What is a good credit score?
Your credit score gives you an idea of how companies may view you when you apply
for credit.
A higher score means lenders see you as lower risk. So, a good score will be good news if you’re hoping to
get a new credit card, apply for a loan, or even a mortgage. Whatever you need credit for,
making sure your score’s good, or even better excellent, means you’re more likely to be accepted, and offered better
rates. Here, we’ll take a look at what a good credit score is, how it’s calculated, and what factors make it ‘good’.
No ‘magic’ number
There’s no ‘magic’ number when it comes to your score. Different companies will be looking for different things in
potential customers, so while you may be one lender’s cup of tea, you may not tick all the boxes for another. We provide
a score from between 0-1250 and consider a ‘good’ score to be anywhere between 861 and 1000, with ‘fair’ or average
between 641 and 860. Before you apply for credit, it’s a really good idea to check your free Experian Credit Score, so
you can make more informed choices when it comes to applying for credit.
How is a credit score calculated?
Whenever you apply for credit, lenders will look at information from your credit report, application form, plus any
information they hold on you (if you’re an existing customer). All this data is then used to calculate your credit
score. Every lender has a different way of calculating it, largely because they all have access to different information
but they also have different lending criteria.
Generally, the higher your score, the better your chances of being accepted for credit, at the best rates.
Credit reference agencies (also known as CRAs) like
ourselves, calculate a version of your credit score. How each CRA calculates this varies but there are certain factors
they all consider, including - how much you owe, how often you apply for credit, and whether your payments are made on
time. You can read more about the factors that influence your score in our guide to
what affects your score.
Get your Credit Score with Experian
How can you get a good credit score?
There are plenty of things you can do to help improve your score, but it
can take time and patience, and some will-power too.
Ways to improve your score:
- Register on the electoral roll at your current address. This helps companies confirm your identity.
- Build up your credit history. If you have little or no credit history it can be difficult for companies to score you,
which can result in a lower score. Thankfully, there are some relatively simple steps you can take in order to
build up your credit history.
- Pay your accounts on time and in full each month. This shows lenders you’re a safe bet and can handle credit
responsibly.
- Keep your credit utilisation low. This is the percentage of your credit limit you actually use. For example, if you
have a limit of £3000 and you’ve used £1500 of it, your credit utilisation is 50%. A lower percentage is usually seen
in a positive light and should help your score go up. To help improve your Experian Credit Score, try to keep your
credit utilisation at 25%.
- Sign up to Experian Boost and see if you could raise your score instantly. By
securely connecting your current account to your Experian account, you can show us how well you manage your money.
We’ll look for examples of your responsible financial behaviour, such as paying your Netflix, Spotify and Council Tax
on time, and paying into savings or investment accounts.

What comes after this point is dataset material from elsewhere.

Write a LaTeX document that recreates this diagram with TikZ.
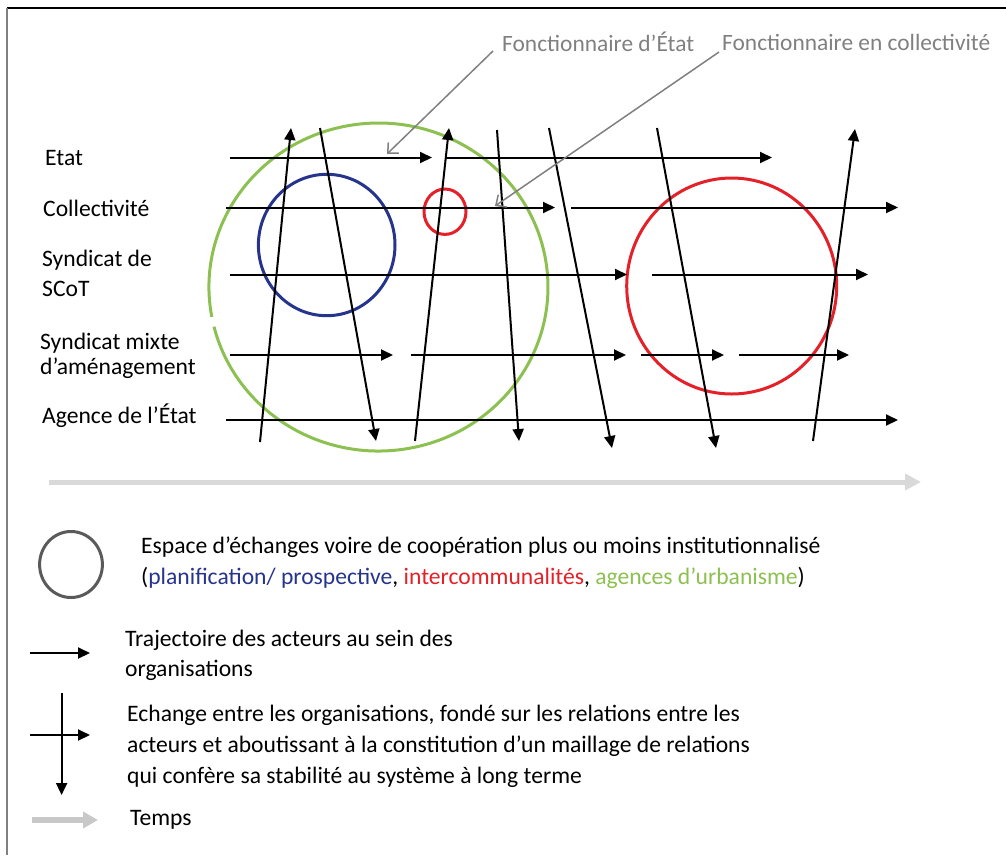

Once you’ve got your score where you want it to be, here’s our tips on how to keep it healthy:
- Limit the number of credit applications you make. Don’t be tempted to make too many in a short space of time as this
can make lenders view you as overly reliant on credit, and a higher risk. Each application you make will record a hard
search on your credit report. Companies can see this, so it’s a good idea to space any applications out.
- Close unused accounts. If the amount of credit available to you is too high, lenders may think you won’t be able to
handle any more.
- Keep up with your payments. Delinquent and defaulted accounts will harm your score. Accounts are labelled delinquent
when you’re late on payments, and defaulted accounts are when your relationship with the company has broken down due
to several missed payments.
- Only borrow what you know you can afford. If you get into trouble with debt that leads to
CCJs, IVAs or even
bankruptcy, these will stay on your credit report for up to six years and will
damage your score.
- Keep an eye out for fraudsters. Their activity could hurt your score badly. So, try to check your credit report - free
on the Experian App - for any suspicious signs.